Feigenspan's Ice Making Building


by Jack Keegan

 

Situated on the corner of Christie Street and Raymond Blvd was a large structure that housed the Ice making plant of the brewery. It was always surrounded by the acrid smell of ammonia gas. The gas was used to cool the brine, that made the making of ice possible. Steel molds filled with water were placed in the brine tanks.

After some time when the ice was formed in them, the ice was removed from the molds. It was great sight to see those large ice blocks slid across the wooden floor. The ice was than stored in a large insulated room for later use in the brewery.

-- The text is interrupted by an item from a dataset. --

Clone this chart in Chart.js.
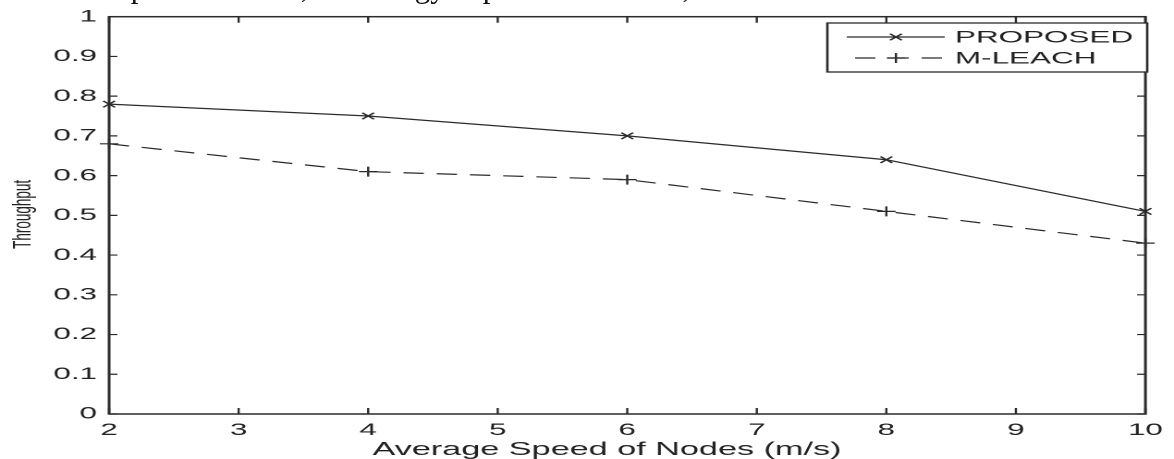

Also near there Coopers worked on the repairing and making wooden barrels. Arraigning staves in a vertical manner, then encircling them with red hot steel bands. When the bands cooled, they shrunk causing the staves to really tighten up, making the barrels water, or should I say Beer proof. It was great to see these artificers doing their craft.

Feigenspan's lighted sign PON, meaning Pride of Newark, washed over Down Neck every night during the years of prohibition, hoping for the repeal of the 18th Amendment, the Volstead Act. The 18th Amendment was repealed by the 21st Amendment in Dec. 1933. It meant that the manufacturing and sale of alcoholic beverages was legal.

It delighted many Down Neckers, as it found employment for them in the local breweries. A good thing as the depression was still with us. I can remembering looking out the window of the upper floor of our home on Brill Street and seeing that great P O N sign.